Below is a listing. Return the lines from the one that contains "Clone this chart in Apache ECharts." to the one that contains "var cellColors = ['#acd3ef', '#f7f5c6', '#e0e4f4', '#e0e4f4'];", both ends included, verbatim and with no pictures.

Part of a data file
= = = =

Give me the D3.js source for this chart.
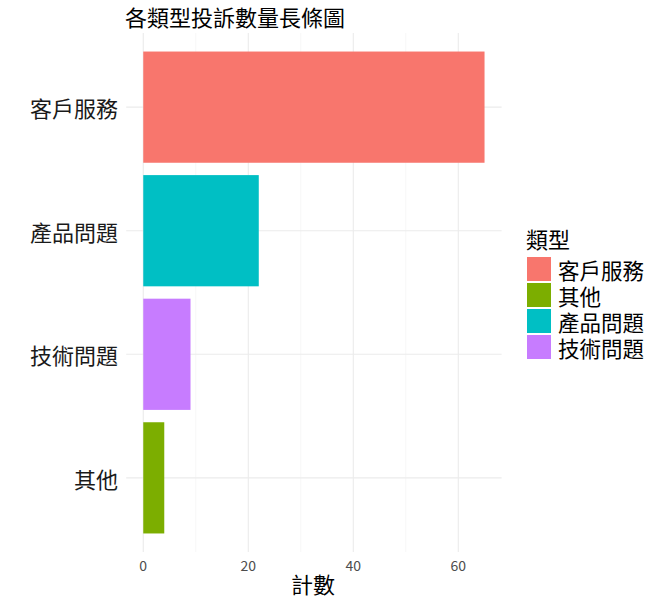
<!DOCTYPE html>
<html><head><meta charset="utf-8">
<script src="https://cdn.jsdelivr.net/npm/d3@7"></script>
<style>body{margin:0;background:#fff;} svg{display:block;}</style>
</head><body>
<script>
const categories = ["客戶服務", "產品問題", "技術問題", "其他"];
const counts = [65, 22, 9, 4];
const legendOrder = ["客戶服務", "其他", "產品問題", "技術問題"];
const legendColors = ["#F8766D", "#7CAE00", "#00BFC4", "#C77CFF"];
const xTicks = [0, 20, 40, 60];
const xMinor = [10, 30, 50];
const title = "各類型投訴數量長條圖";
const xTitle = "計數";
const legendTitle = "類型";

const W = 662, H = 598;
const font = "'Noto Sans CJK TC','Noto Sans CJK SC',sans-serif";
const svg = d3.select("body").append("svg").attr("width", W).attr("height", H);
svg.append("rect").attr("width", W).attr("height", H).attr("fill", "#fff");

const panel = {left: 126.2, right: 501.6, top: 33, bottom: 552};
const maxV = d3.max(counts);
const x = d3.scaleLinear().domain([-0.05 * maxV, 1.05 * maxV]).range([panel.left, panel.right]);
// discrete scale expansion of 0.6 on each side, bar width 0.9
const n = categories.length;
const yLin = d3.scaleLinear().domain([0.4, n + 0.6]).range([panel.top, panel.bottom]);
const yPos = c => yLin(categories.indexOf(c) + 1);
const bandPx = yLin(1) - yLin(0);
const color = d3.scaleOrdinal().domain(legendOrder).range(legendColors);

const g = svg.append("g");
g.selectAll(".minor").data(xMinor).enter().append("line")
  .attr("x1", d => x(d)).attr("x2", d => x(d))
  .attr("y1", panel.top).attr("y2", panel.bottom)
  .attr("stroke", "#F2F2F2").attr("stroke-width", 0.6);
g.selectAll(".majx").data(xTicks).enter().append("line")
  .attr("x1", d => x(d)).attr("x2", d => x(d))
  .attr("y1", panel.top).attr("y2", panel.bottom)
  .attr("stroke", "#EBEBEB").attr("stroke-width", 1.1);
g.selectAll(".majy").data(categories).enter().append("line")
  .attr("x1", panel.left).attr("x2", panel.right)
  .attr("y1", d => yPos(d)).attr("y2", d => yPos(d))
  .attr("stroke", "#EBEBEB").attr("stroke-width", 1.1);

g.selectAll(".bar").data(categories).enter().append("rect")
  .attr("x", x(0))
  .attr("y", d => yPos(d) - bandPx * 0.45)
  .attr("width", (d, i) => x(counts[i]) - x(0))
  .attr("height", bandPx * 0.9)
  .attr("fill", d => color(d));

g.selectAll(".ylab").data(categories).enter().append("text")
  .attr("x", 118).attr("y", d => yPos(d))
  .attr("text-anchor", "end").attr("dominant-baseline", "central")
  .attr("font-family", font).attr("font-size", 22).attr("fill", "#1a1a1a")
  .text(d => d);

g.selectAll(".xlab").data(xTicks).enter().append("text")
  .attr("x", d => x(d)).attr("y", 565)
  .attr("text-anchor", "middle").attr("dominant-baseline", "central")
  .attr("font-family", font).attr("font-size", 14).attr("fill", "#4D4D4D")
  .text(d => d);

svg.append("text").attr("x", 313).attr("y", 583)
  .attr("text-anchor", "middle").attr("dominant-baseline", "central")
  .attr("font-family", font).attr("font-size", 22).attr("fill", "#000")
  .text(xTitle);

svg.append("text").attr("x", 125).attr("y", 16)
  .attr("dominant-baseline", "central")
  .attr("font-family", font).attr("font-size", 22).attr("fill", "#000")
  .text(title);

const lg = svg.append("g");
lg.append("text").attr("x", 526).attr("y", 238)
  .attr("dominant-baseline", "central")
  .attr("font-family", font).attr("font-size", 22).attr("fill", "#000")
  .text(legendTitle);
legendOrder.forEach((c, i) => {
  const y0 = 257 + i * 26;
  lg.append("rect").attr("x", 527).attr("y", y0).attr("width", 24).attr("height", 24)
    .attr("fill", color(c));
  lg.append("text").attr("x", 558).attr("y", y0 + 12)
    .attr("dominant-baseline", "central")
    .attr("font-family", font).attr("font-size", 21.5).attr("fill", "#000")
    .text(c);
});
</script>
</body></html>
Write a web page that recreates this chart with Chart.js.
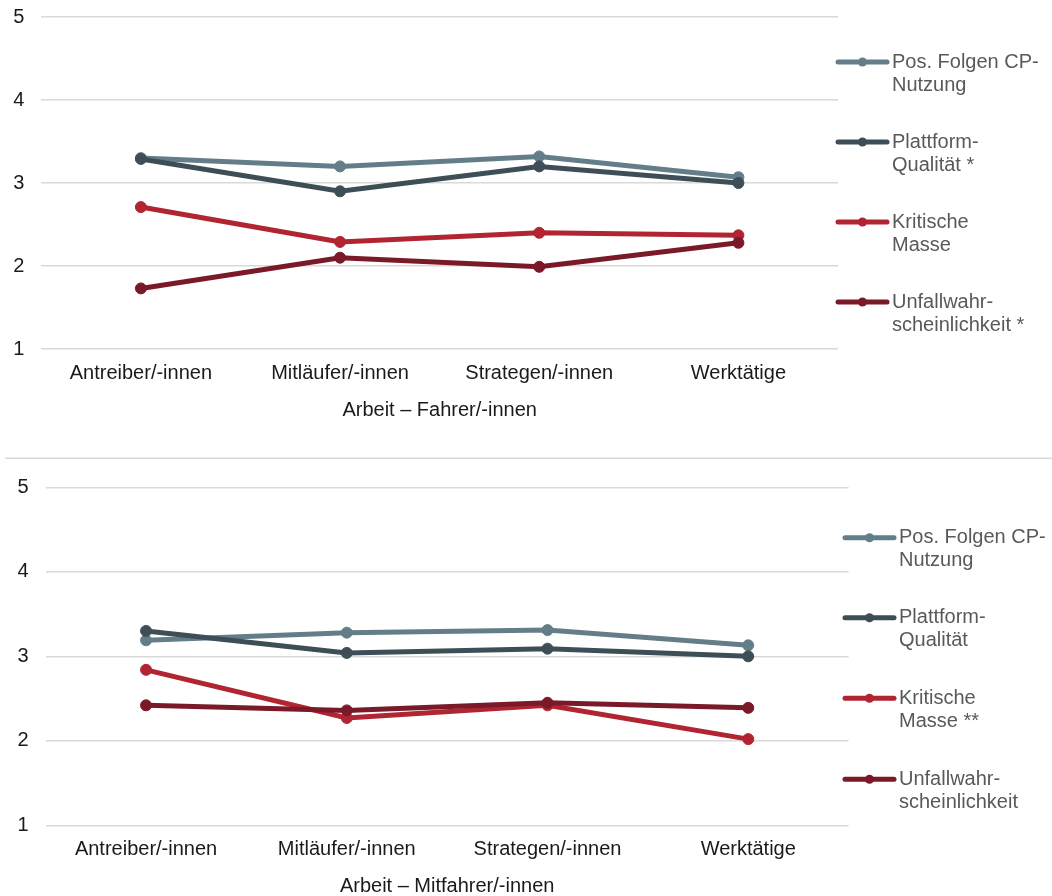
<!DOCTYPE html>
<html>
<head>
<meta charset="utf-8">
<script src="https://cdn.jsdelivr.net/npm/chart.js@4.4.1/dist/chart.umd.min.js"></script>
<style>
  html, body { margin: 0; padding: 0; background: #fff; overflow: hidden; width: 1052px; height: 896px; }
  #c1 { position: absolute; left: 0; top: 0; }
  #c2 { position: absolute; left: 0; top: 440px; }
</style>
</head>
<body>
<canvas id="c1" width="1052" height="440"></canvas>
<canvas id="c2" width="1052" height="470"></canvas>
<script>
// ---- data ----
const categories = ['Antreiber/-innen', 'Mitläufer/-innen', 'Strategen/-innen', 'Werktätige'];
const yTicks = [1, 2, 3, 4, 5];

const titleTop = 'Arbeit – Fahrer/-innen';
const titleBottom = 'Arbeit – Mitfahrer/-innen';

const labelsTop = [['Pos. Folgen CP-', 'Nutzung'], ['Plattform-', 'Qualität *'], ['Kritische', 'Masse'], ['Unfallwahr-', 'scheinlichkeit *']];
const labelsBottom = [['Pos. Folgen CP-', 'Nutzung'], ['Plattform-', 'Qualität'], ['Kritische', 'Masse **'], ['Unfallwahr-', 'scheinlichkeit']];

const posFolgenTop = [3.30, 3.20, 3.32, 3.07];
const plattformTop = [3.29, 2.90, 3.20, 3.00];
const kritischeTop = [2.71, 2.29, 2.40, 2.37];
const unfallTop = [1.73, 2.10, 1.99, 2.28];

const posFolgenBottom = [3.19, 3.28, 3.31, 3.13];
const plattformBottom = [3.30, 3.04, 3.09, 3.00];
const kritischeBottom = [2.84, 2.27, 2.42, 2.02];
const unfallBottom = [2.42, 2.36, 2.45, 2.39];

// ---- styles ----
const colors = ['#647E89', '#3E4E57', '#B12431', '#7A1A28'];
const FONT = "'Liberation Sans', Arial, Helvetica, sans-serif";

function legendPlugin(cfg) {
  return {
    id: 'customLegend',
    afterDraw(chart) {
      const ctx = chart.ctx;
      ctx.save();
      if (cfg.sepY !== undefined) {
        ctx.strokeStyle = '#d9d9d9';
        ctx.lineWidth = 1.5;
        ctx.beginPath();
        ctx.moveTo(5, cfg.sepY);
        ctx.lineTo(1052, cfg.sepY);
        ctx.stroke();
      }
      chart.data.datasets.forEach((ds, i) => {
        const y = cfg.ys[i];
        ctx.strokeStyle = ds.borderColor;
        ctx.lineWidth = 5;
        ctx.lineCap = 'round';
        ctx.beginPath();
        ctx.moveTo(cfg.x0 + 2, y);
        ctx.lineTo(cfg.x1 - 2, y);
        ctx.stroke();
        ctx.fillStyle = ds.borderColor;
        ctx.beginPath();
        ctx.arc((cfg.x0 + cfg.x1) / 2, y, 4.5, 0, Math.PI * 2);
        ctx.fill();
        ctx.fillStyle = '#595959';
        ctx.font = '20px ' + FONT;
        ctx.textAlign = 'left';
        ctx.textBaseline = 'middle';
        ds.legendLines.forEach((line, k) => {
          ctx.fillText(line, cfg.textX, y + k * 23);
        });
      });
      ctx.restore();
    }
  };
}

function makeChart(id, series, labels, title, geo) {
  const datasets = series.map((vals, i) => ({
    label: labels[i].join(' '),
    legendLines: labels[i],
    data: vals,
    borderColor: colors[i],
    backgroundColor: colors[i],
    pointBackgroundColor: colors[i],
    pointBorderColor: colors[i],
    borderWidth: 5,
    pointRadius: 5.5,
    pointBorderWidth: 1,
    tension: 0,
    fill: false,
    order: series.length - i
  }));
  return new Chart(document.getElementById(id), {
    type: 'line',
    data: { labels: categories, datasets },
    options: {
      responsive: false,
      animation: false,
      events: [],
      layout: { padding: { left: 0, right: geo.padRight, top: geo.padTop, bottom: 0 } },
      plugins: { legend: { display: false }, tooltip: { enabled: false } },
      scales: {
        x: {
          type: 'category',
          offset: true,
          grid: { display: false, drawTicks: false },
          border: { display: false },
          ticks: { color: '#1a1a1a', font: { size: 20, family: FONT }, padding: geo.xTickPad, maxRotation: 0, autoSkip: false },
          title: { display: true, text: title, color: '#1a1a1a', font: { size: 20, family: FONT }, padding: { top: 0, bottom: geo.titlePadBottom } },
          afterFit(scale) { scale.height = geo.xHeight; scale.paddingLeft = 0; scale.paddingRight = 0; }
        },
        y: {
          min: yTicks[0],
          max: yTicks[yTicks.length - 1],
          afterBuildTicks(scale) { scale.ticks = yTicks.map(v => ({ value: v })); },
          grid: { color: '#d9d9d9', lineWidth: 1.5, drawTicks: false },
          border: { display: false },
          ticks: { color: '#1a1a1a', font: { size: 20, family: FONT }, padding: 17 },
          afterFit(scale) { scale.width = geo.yWidth; scale.paddingTop = 0; scale.paddingBottom = 0; }
        }
      }
    },
    plugins: [legendPlugin(geo.legend)]
  });
}

makeChart('c1', [posFolgenTop, plattformTop, kritischeTop, unfallTop], labelsTop, titleTop, {
  padRight: 214, padTop: 17, yWidth: 41.3, xHeight: 91, xTickPad: 12, titlePadBottom: 18,
  legend: { x0: 836, x1: 889, textX: 892, ys: [62, 142, 222, 302] }
});

makeChart('c2', [posFolgenBottom, plattformBottom, kritischeBottom, unfallBottom], labelsBottom, titleBottom, {
  padRight: 203.4, padTop: 47.3, yWidth: 45.7, xHeight: 84.7, xTickPad: 12, titlePadBottom: 11.3,
  legend: { x0: 843, x1: 896, textX: 899, ys: [97.7, 177.7, 258.3, 339.3], sepY: 18.3 }
});
</script>
</body>
</html>
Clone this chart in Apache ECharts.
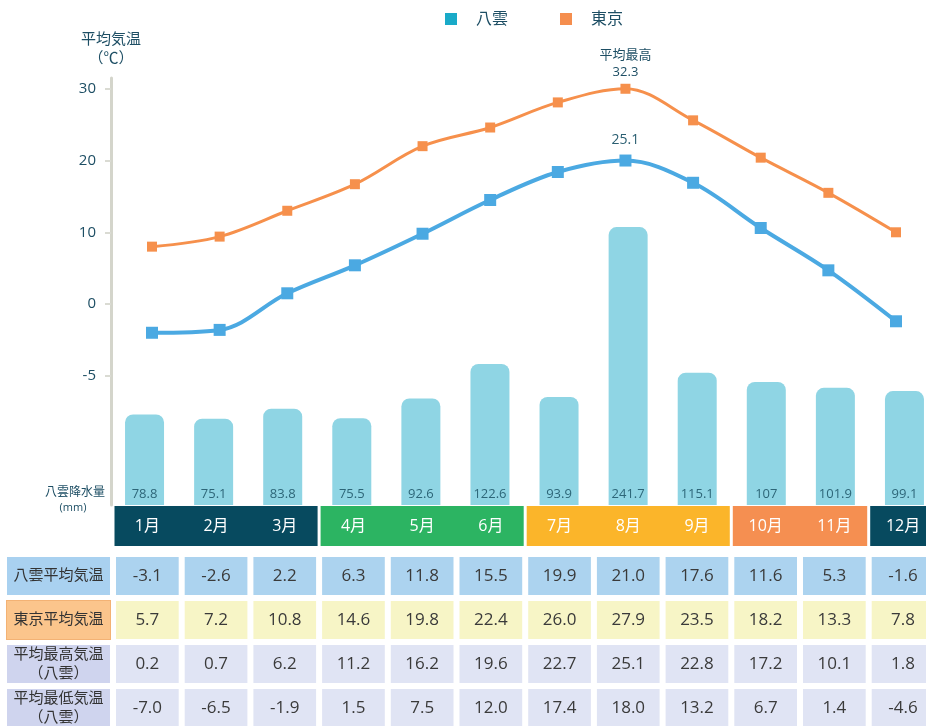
<!DOCTYPE html>
<html lang="ja">
<head>
<meta charset="utf-8">
<title>八雲と東京の気温・降水量</title>
<script src="https://cdn.jsdelivr.net/npm/echarts@6/dist/echarts.min.js"></script>
<style>
  html, body { margin: 0; padding: 0; background: #fff; }
  #main { width: 926px; height: 726px; }
</style>
</head>
<body>
<div id="main"></div>
<script>
  // データ
  var months = ['1月', '2月', '3月', '4月', '5月', '6月', '7月', '8月', '9月', '10月', '11月', '12月'];
  var yakumoLine = [-4.0, -3.6, 1.5, 5.4, 9.8, 14.5, 18.4, 20.0, 16.9, 10.6, 4.7, -2.4];
  var tokyoLine = [8.0, 9.4, 13.0, 16.7, 22.0, 24.6, 28.1, 30.0, 25.6, 20.4, 15.5, 10.0];
  var rain = [78.8, 75.1, 83.8, 75.5, 92.6, 122.6, 93.9, 241.7, 115.1, 107, 101.9, 99.1];

  var tickValues = [-10, 0, 10, 20, 30];
  var tickLabels = ['-5', '0', '10', '20', '30'];

  var peakIndex = 7;
  var yakumoPeakText = '25.1';
  var tokyoPeakText = '平均最高\n32.3';

  var seasons = [[0, 2], [3, 5], [6, 8], [9, 10], [11, 11]];
  var seasonColors = ['#074a5f', '#2cb462', '#fbb52a', '#f58f51', '#074a5f'];

  var rowNames = ['八雲平均気温', '東京平均気温', '平均最高気温\n（八雲）', '平均最低気温\n（八雲）'];
  var yakumoAvg = [-3.1, -2.6, 2.2, 6.3, 11.8, 15.5, 19.9, 21.0, 17.6, 11.6, 5.3, -1.6];
  var tokyoAvg = [5.7, 7.2, 10.8, 14.6, 19.8, 22.4, 26.0, 27.9, 23.5, 18.2, 13.3, 7.8];
  var yakumoMax = [0.2, 0.7, 6.2, 11.2, 16.2, 19.6, 22.7, 25.1, 22.8, 17.2, 10.1, 1.8];
  var yakumoMin = [-7.0, -6.5, -1.9, 1.5, 7.5, 12.0, 17.4, 18.0, 13.2, 6.7, 1.4, -4.6];
  var cellColors = ['#acd3ef', '#f7f5c6', '#e0e4f4', '#e0e4f4'];

  // 数字は Open Sans、和文は Noto Sans CJK JP
  var FONT = '"Open Sans", "Noto Sans CJK JP", sans-serif';
  var DARK = '#1d4e64';

  var tableData = [];
  [yakumoAvg, tokyoAvg, yakumoMax, yakumoMin].forEach(function (row, r) {
    row.forEach(function (v, m) { tableData.push([m, r, v]); });
  });

  var seasonData = seasons.map(function (s) { return [s[0], 0, s[1]]; });

  var myChart = echarts.init(document.getElementById('main'));

  var option = {
    animation: false,
    textStyle: { fontFamily: FONT },
    legend: {
      left: 440,
      top: 6,
      icon: 'rect',
      itemWidth: 12,
      itemHeight: 12,
      itemGap: 52,
      textStyle: { fontSize: 16, color: DARK, fontFamily: FONT, padding: [0, 0, 0, 14] },
      data: [
        { name: '八雲', itemStyle: { color: '#19aac8' } },
        { name: '東京', itemStyle: { color: '#f58e4e' } }
      ]
    },
    grid: [
      { left: 152, top: 78, width: 744, height: 427, outerBoundsMode: 'none' },    // 気温
      { left: 110, top: 160, width: 829, height: 345, outerBoundsMode: 'none' },   // 降水量
      { left: 113, top: 506, width: 824.4, height: 40, outerBoundsMode: 'none' },  // 月
      { left: 113, top: 554, width: 824.4, height: 176, outerBoundsMode: 'none' }  // 表
    ],
    xAxis: [
      { gridIndex: 0, type: 'category', data: months, boundaryGap: false, show: false },
      { gridIndex: 1, type: 'category', data: months, show: false },
      { gridIndex: 2, type: 'category', data: months, show: false },
      { gridIndex: 3, type: 'category', data: months, show: false }
    ],
    yAxis: [
      {
        gridIndex: 0, type: 'value', min: -28, max: 31.5, offset: 41,
        name: '平均気温\n（℃）',
        nameLocation: 'end',
        nameGap: 10,
        nameTextStyle: { color: DARK, fontSize: 15, lineHeight: 19, align: 'center', fontFamily: FONT },
        axisLine: { show: true, lineStyle: { color: '#d4d5cb', width: 3 } },
        axisTick: { show: true, length: 6, customValues: tickValues, lineStyle: { color: '#dadbd3', width: 2 } },
        axisLabel: {
          margin: 15, color: DARK, fontSize: 15, fontFamily: FONT, customValues: tickValues,
          formatter: function (v) { return tickLabels[tickValues.indexOf(v)]; }
        },
        splitLine: { show: false }
      },
      {
        gridIndex: 0, type: 'value', min: -28, max: 31.5, offset: 41,
        axisLine: { show: false },
        axisTick: { show: true, inside: true, length: 6, customValues: tickValues, lineStyle: { color: '#dadbd3', width: 2 } },
        axisLabel: { show: false },
        splitLine: { show: false }
      },
      { gridIndex: 1, type: 'value', min: 0, max: 300, show: false, splitLine: { show: false } },
      { gridIndex: 2, type: 'category', data: ['月'], show: false },
      {
        gridIndex: 3, type: 'category', data: rowNames, inverse: true,
        axisLine: { show: false },
        axisTick: { show: false },
        axisLabel: {
          margin: 3,
          fontFamily: FONT,
          formatter: function (v, i) { return '{h' + i + '|' + v + '}'; },
          rich: {
            h0: { backgroundColor: '#a9d1f0', width: 103, height: 38, align: 'center', fontSize: 15, color: '#333' },
            h1: { backgroundColor: '#fbc58c', borderColor: '#f3b274', borderWidth: 1, width: 103, height: 38, align: 'center', fontSize: 15, color: '#333' },
            h2: { backgroundColor: '#cfd4ee', width: 103, height: 19, lineHeight: 19, align: 'center', fontSize: 15, color: '#333' },
            h3: { backgroundColor: '#cfd4ee', width: 103, height: 19, lineHeight: 19, align: 'center', fontSize: 15, color: '#333' }
          }
        }
      }
    ],
    graphic: [
      { type: 'text', x: 75, y: 493, style: { text: '八雲降水量', fill: DARK, font: '12px ' + FONT, align: 'center', verticalAlign: 'middle' } },
      { type: 'text', x: 73, y: 508, style: { text: '(mm)', fill: DARK, font: '11px ' + FONT, align: 'center', verticalAlign: 'middle' } }
    ],
    series: [
      {
        name: '降水量',
        type: 'bar',
        xAxisIndex: 1,
        yAxisIndex: 2,
        barWidth: 39,
        z: 1,
        itemStyle: { color: '#8fd5e4', borderRadius: [8, 8, 0, 0] },
        label: { show: true, position: 'insideBottom', distance: 4, color: '#2d6678', fontSize: 13, fontFamily: FONT },
        data: rain
      },
      {
        name: '東京',
        type: 'line',
        xAxisIndex: 0,
        yAxisIndex: 0,
        smooth: 0.35,
        symbol: 'rect',
        symbolSize: 10,
        z: 3,
        lineStyle: { color: '#f6904c', width: 3 },
        itemStyle: { color: '#f6904c' },
        data: tokyoLine.map(function (v, i) {
          if (i !== peakIndex) return v;
          return { value: v, label: { show: true, position: 'top', distance: 3, formatter: tokyoPeakText, color: DARK, fontSize: 13, lineHeight: 17, fontFamily: FONT } };
        })
      },
      {
        name: '八雲',
        type: 'line',
        xAxisIndex: 0,
        yAxisIndex: 0,
        smooth: 0.35,
        symbol: 'rect',
        symbolSize: 12,
        z: 4,
        lineStyle: { color: '#4ba9e2', width: 4 },
        itemStyle: { color: '#4ba9e2' },
        data: yakumoLine.map(function (v, i) {
          if (i !== peakIndex) return v;
          return { value: v, label: { show: true, position: 'top', distance: 8, formatter: yakumoPeakText, color: '#2b5f72', fontSize: 14, fontFamily: FONT } };
        })
      },
      {
        type: 'custom',
        xAxisIndex: 2,
        yAxisIndex: 3,
        data: seasonData,
        renderItem: function (params, api) {
          var s = seasonData[params.dataIndex];
          var p0 = api.coord([s[0], 0]);
          var p1 = api.coord([s[2], 0]);
          var sz = api.size([1, 1]);
          var children = [{
            type: 'rect',
            shape: { x: p0[0] - sz[0] / 2 + 1.5, y: p0[1] - sz[1] / 2, width: p1[0] - p0[0] + sz[0] - 3, height: sz[1] },
            style: { fill: seasonColors[params.dataIndex] }
          }];
          for (var m = s[0]; m <= s[2]; m++) {
            var c = api.coord([m, 0]);
            children.push({
              type: 'text', x: c[0], y: c[1],
              style: { text: months[m], fill: '#fff', font: '16px ' + FONT, align: 'center', verticalAlign: 'middle' }
            });
          }
          return { type: 'group', children: children };
        }
      },
      {
        type: 'custom',
        xAxisIndex: 3,
        yAxisIndex: 4,
        data: tableData,
        renderItem: function (params, api) {
          var d = tableData[params.dataIndex];
          var c = api.coord([d[0], d[1]]);
          var sz = api.size([1, 1]);
          var w = sz[0] - 6, h = sz[1] - 6;
          return {
            type: 'group',
            children: [
              { type: 'rect', shape: { x: c[0] - w / 2, y: c[1] - h / 2, width: w, height: h }, style: { fill: cellColors[d[1]] } },
              { type: 'text', x: c[0], y: c[1], style: { text: d[2].toFixed(1), fill: '#3a3a3a', font: '17px ' + FONT, align: 'center', verticalAlign: 'middle' } }
            ]
          };
        }
      }
    ]
  };

  myChart.setOption(option);
</script>
</body>
</html>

= = = =

Task solution
Clone this chart in Apache ECharts.
<!DOCTYPE html>
<html lang="ja">
<head>
<meta charset="utf-8">
<title>八雲と東京の気温・降水量</title>
<script src="https://cdn.jsdelivr.net/npm/echarts@6/dist/echarts.min.js"></script>
<style>
  html, body { margin: 0; padding: 0; background: #fff; }
  #main { width: 926px; height: 726px; }
</style>
</head>
<body>
<div id="main"></div>
<script>
  // データ
  var months = ['1月', '2月', '3月', '4月', '5月', '6月', '7月', '8月', '9月', '10月', '11月', '12月'];
  var yakumoLine = [-4.0, -3.6, 1.5, 5.4, 9.8, 14.5, 18.4, 20.0, 16.9, 10.6, 4.7, -2.4];
  var tokyoLine = [8.0, 9.4, 13.0, 16.7, 22.0, 24.6, 28.1, 30.0, 25.6, 20.4, 15.5, 10.0];
  var rain = [78.8, 75.1, 83.8, 75.5, 92.6, 122.6, 93.9, 241.7, 115.1, 107, 101.9, 99.1];

  var tickValues = [-10, 0, 10, 20, 30];
  var tickLabels = ['-5', '0', '10', '20', '30'];

  var peakIndex = 7;
  var yakumoPeakText = '25.1';
  var tokyoPeakText = '平均最高\n32.3';

  var seasons = [[0, 2], [3, 5], [6, 8], [9, 10], [11, 11]];
  var seasonColors = ['#074a5f', '#2cb462', '#fbb52a', '#f58f51', '#074a5f'];

  var rowNames = ['八雲平均気温', '東京平均気温', '平均最高気温\n（八雲）', '平均最低気温\n（八雲）'];
  var yakumoAvg = [-3.1, -2.6, 2.2, 6.3, 11.8, 15.5, 19.9, 21.0, 17.6, 11.6, 5.3, -1.6];
  var tokyoAvg = [5.7, 7.2, 10.8, 14.6, 19.8, 22.4, 26.0, 27.9, 23.5, 18.2, 13.3, 7.8];
  var yakumoMax = [0.2, 0.7, 6.2, 11.2, 16.2, 19.6, 22.7, 25.1, 22.8, 17.2, 10.1, 1.8];
  var yakumoMin = [-7.0, -6.5, -1.9, 1.5, 7.5, 12.0, 17.4, 18.0, 13.2, 6.7, 1.4, -4.6];
  var cellColors = ['#acd3ef', '#f7f5c6', '#e0e4f4', '#e0e4f4'];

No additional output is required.